» What the task requires
Can you set down, exactly as they appear below, the lines from the opening of the material through the one bearing "Serif, Times New", minus the pictures?

» Recorded information
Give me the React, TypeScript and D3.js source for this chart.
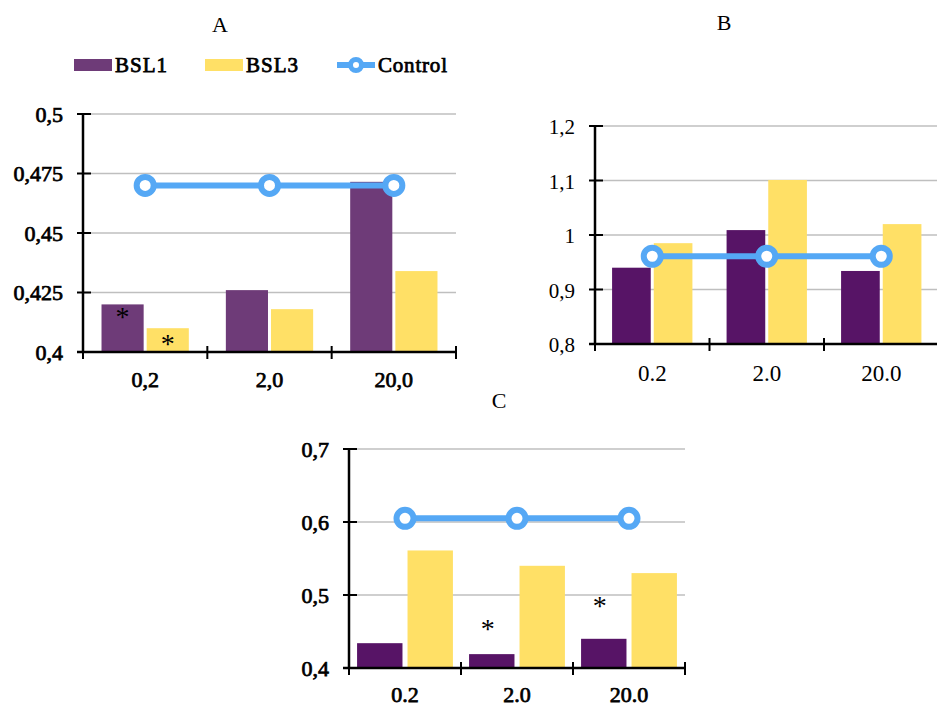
import React from "react";
import * as d3 from "d3";

// ---------- data ----------
const seriesNames = ["BSL1", "BSL3"];

const categoriesA = ["0,2", "2,0", "20,0"];
const bsl1A = [0.42, 0.426, 0.4715];
const bsl3A = [0.41, 0.418, 0.434];
const controlA = [0.47, 0.47, 0.47];
const ticksA = [0.4, 0.425, 0.45, 0.475, 0.5];
const tickLabelsA = ["0,4", "0,425", "0,45", "0,475", "0,5"];
const starsA = [
  { cat: 0, series: 0, value: 0.4164 },
  { cat: 0, series: 1, value: 0.405 },
];

const categoriesB = ["0.2", "2.0", "20.0"];
const bsl1B = [0.94, 1.009, 0.934];
const bsl3B = [0.985, 1.101, 1.02];
const controlB = [0.961, 0.961, 0.961];
const ticksB = [0.8, 0.9, 1.0, 1.1, 1.2];
const tickLabelsB = ["0,8", "0,9", "1", "1,1", "1,2"];

const categoriesC = ["0.2", "2.0", "20.0"];
const bsl1C = [0.434, 0.419, 0.44];
const bsl3C = [0.561, 0.54, 0.53];
const controlC = [0.605, 0.605, 0.605];
const ticksC = [0.4, 0.5, 0.6, 0.7];
const tickLabelsC = ["0,4", "0,5", "0,6", "0,7"];
const starsC = [
  { cat: 1, series: 0, value: 0.459 },
  { cat: 2, series: 0, value: 0.49 },
];

const BLUE = "#55A8F5";
const YELLOW = "#FFE066";
const FONT = "Liberation Serif, Times New Roman, serif";

// faux-bold props (thin stroke on regular serif)
const boldProps = { stroke: "#000", strokeWidth: 0.75, paintOrder: "stroke" } as any;

type PanelProps = {
  title: string;
  titleX: number;
  titleY: number;
  left: number;
  right: number;
  top: number;
  bottom: number;
  categories: string[];
  s1: number[];
  s2: number[];
  control: number[];
  ticks: number[];
  tickLabels: string[];
  bold: boolean;
  fontSize: number;
  yFontSize: number;
  yDx?: number;
  c1: string;
  padOuter: number;
  padInner: number;
  xLabelOffset: number;
  stars?: { cat: number; series: number; value: number }[];
  starDx?: number;
};

function Panel(p: PanelProps) {
  const y = d3
    .scaleLinear()
    .domain([p.ticks[0], p.ticks[p.ticks.length - 1]])
    .range([p.bottom, p.top]);
  const x0 = d3.scaleBand<string>().domain(p.categories).range([p.left, p.right]).padding(0);
  const x1 = d3
    .scaleBand<string>()
    .domain(seriesNames)
    .range([0, x0.bandwidth()])
    .paddingInner(p.padInner)
    .paddingOuter(p.padOuter);
  const vals = [p.s1, p.s2];
  const colors = [p.c1, YELLOW];
  const line = d3
    .line<number>()
    .x((_, i) => (x0(p.categories[i]) as number) + x0.bandwidth() / 2)
    .y((d) => y(d));
  const bp = p.bold ? boldProps : {};
  const boundaries = [...p.categories.map((c) => x0(c) as number), p.right];
  return (
    <g fontFamily={FONT}>
      <text x={p.titleX} y={p.titleY} fontSize={22} textAnchor="middle" dominantBaseline="central" fill="#000">
        {p.title}
      </text>
      {p.ticks.slice(1).map((t, i) => (
        <line key={"g" + i} x1={p.left} x2={p.right} y1={y(t)} y2={y(t)} stroke="#BFBFBF" strokeWidth={1.5} />
      ))}
      {p.categories.map((c, ci) =>
        seriesNames.map((s, si) => (
          <rect
            key={c + s}
            x={(x0(c) as number) + (x1(s) as number)}
            y={y(vals[si][ci])}
            width={x1.bandwidth()}
            height={p.bottom - y(vals[si][ci])}
            fill={colors[si]}
          />
        ))
      )}
      {/* axes */}
      <line x1={p.left} x2={p.left} y1={p.top} y2={p.bottom} stroke="#000" strokeWidth={2.5} />
      <line x1={p.left - 6} x2={p.right} y1={p.bottom} y2={p.bottom} stroke="#000" strokeWidth={2.5} />
      {p.ticks.map((t, i) => (
        <g key={"t" + i}>
          <line x1={p.left - 6} x2={p.left + 8} y1={y(t)} y2={y(t)} stroke="#000" strokeWidth={2} />
          <text
            x={p.left - 20}
            y={y(t) + (p.yDx || 0)}
            textAnchor="end"
            dominantBaseline="central"
            fontSize={p.yFontSize}
            fill="#000"
            {...bp}
          >
            {p.tickLabels[i]}
          </text>
        </g>
      ))}
      {boundaries.map((bx, i) => (
        <line key={"xt" + i} x1={bx} x2={bx} y1={p.bottom - 6} y2={p.bottom + 7} stroke="#000" strokeWidth={2} />
      ))}
      {p.categories.map((c) => (
        <text
          key={"xl" + c}
          x={(x0(c) as number) + x0.bandwidth() / 2}
          y={p.bottom + p.xLabelOffset}
          textAnchor="middle"
          dominantBaseline="central"
          fontSize={p.fontSize}
          fill="#000"
          {...bp}
        >
          {c}
        </text>
      ))}
      <path d={line(p.control) || ""} fill="none" stroke={BLUE} strokeWidth={6} />
      {p.control.map((v, i) => (
        <circle
          key={"m" + i}
          cx={(x0(p.categories[i]) as number) + x0.bandwidth() / 2}
          cy={y(v)}
          r={8.5}
          fill="#fff"
          stroke={BLUE}
          strokeWidth={6}
        />
      ))}
      {(p.stars || []).map((s, i) => (
        <text
          key={"s" + i}
          x={(x0(p.categories[s.cat]) as number) + (x1(seriesNames[s.series]) as number) + x1.bandwidth() / 2 + (p.starDx || 0)}
          y={y(s.value) + 13}
          textAnchor="middle"
          fontSize={28}
          fill="#000"
        >
          *
        </text>
      ))}
    </g>
  );
}

function Legend() {
  const items = [
    { name: "BSL1", x: 74, color: "#6E3B78", type: "rect" },
    { name: "BSL3", x: 205, color: YELLOW, type: "rect" },
    { name: "Control", x: 337, color: BLUE, type: "line" },
  ];
  const cy = 65;
  return (
    <g fontFamily={FONT}>
      {items.map((it) => (
        <g key={it.name}>
          {it.type === "rect" ? (
            <rect x={it.x} y={cy - 6} width={38} height={12} fill={it.color} />
          ) : (
            <g>
              <line x1={it.x} x2={it.x + 38} y1={cy} y2={cy} stroke={it.color} strokeWidth={6} />
              <circle cx={it.x + 19} cy={cy} r={5.5} fill="#fff" stroke={it.color} strokeWidth={5} />
            </g>
          )}
          <text
            x={it.x + 41}
            y={cy}
            dominantBaseline="central"
            fontSize={21}
            fill="#000"
            letterSpacing={it.name === "Control" ? 0.8 : 1}
            {...boldProps}
          >
            {it.name}
          </text>
        </g>
      ))}
    </g>
  );
}

export default function App() {
  return (
    <svg
      width={937}
      height={705}
      style={{ position: "fixed", left: 0, top: 0, background: "#fff" }}
    >
      <rect width={937} height={705} fill="#fff" />
      <Legend />
      <Panel
        title="A"
        titleX={220}
        titleY={24}
        left={83}
        right={456}
        top={114}
        bottom={352}
        categories={categoriesA}
        s1={bsl1A}
        s2={bsl3A}
        control={controlA}
        ticks={ticksA}
        tickLabels={tickLabelsA}
        bold={true}
        fontSize={22}
        yFontSize={22}
        c1="#6E3B78"
        padInner={0.067}
        padOuter={0.41}
        xLabelOffset={27}
        stars={starsA}
      />
      <Panel
        title="B"
        titleX={724}
        titleY={22}
        left={595}
        right={938.5}
        top={126}
        bottom={344}
        categories={categoriesB}
        s1={bsl1B}
        s2={bsl3B}
        control={controlB}
        ticks={ticksB}
        tickLabels={tickLabelsB}
        bold={false}
        fontSize={23}
        yFontSize={21}
        yDx={1}
        c1="#571466"
        padInner={0.072}
        padOuter={0.41}
        xLabelOffset={29}
      />
      <Panel
        title="C"
        titleX={499}
        titleY={400}
        left={349}
        right={685}
        top={449}
        bottom={668}
        categories={categoriesC}
        s1={bsl1C}
        s2={bsl3C}
        control={controlC}
        ticks={ticksC}
        tickLabels={tickLabelsC}
        bold={true}
        fontSize={22}
        yFontSize={22}
        c1="#571466"
        padInner={0.1}
        padOuter={0.16}
        xLabelOffset={26}
        stars={starsC}
        starDx={-4}
      />
    </svg>
  );
}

» Solution to this task
Give me the React, TypeScript and D3.js source for this chart.
import React from "react";
import * as d3 from "d3";

// ---------- data ----------
const seriesNames = ["BSL1", "BSL3"];

const categoriesA = ["0,2", "2,0", "20,0"];
const bsl1A = [0.42, 0.426, 0.4715];
const bsl3A = [0.41, 0.418, 0.434];
const controlA = [0.47, 0.47, 0.47];
const ticksA = [0.4, 0.425, 0.45, 0.475, 0.5];
const tickLabelsA = ["0,4", "0,425", "0,45", "0,475", "0,5"];
const starsA = [
  { cat: 0, series: 0, value: 0.4164 },
  { cat: 0, series: 1, value: 0.405 },
];

const categoriesB = ["0.2", "2.0", "20.0"];
const bsl1B = [0.94, 1.009, 0.934];
const bsl3B = [0.985, 1.101, 1.02];
const controlB = [0.961, 0.961, 0.961];
const ticksB = [0.8, 0.9, 1.0, 1.1, 1.2];
const tickLabelsB = ["0,8", "0,9", "1", "1,1", "1,2"];

const categoriesC = ["0.2", "2.0", "20.0"];
const bsl1C = [0.434, 0.419, 0.44];
const bsl3C = [0.561, 0.54, 0.53];
const controlC = [0.605, 0.605, 0.605];
const ticksC = [0.4, 0.5, 0.6, 0.7];
const tickLabelsC = ["0,4", "0,5", "0,6", "0,7"];
const starsC = [
  { cat: 1, series: 0, value: 0.459 },
  { cat: 2, series: 0, value: 0.49 },
];

const BLUE = "#55A8F5";
const YELLOW = "#FFE066";
const FONT = "Liberation Serif, Times New Roman, serif";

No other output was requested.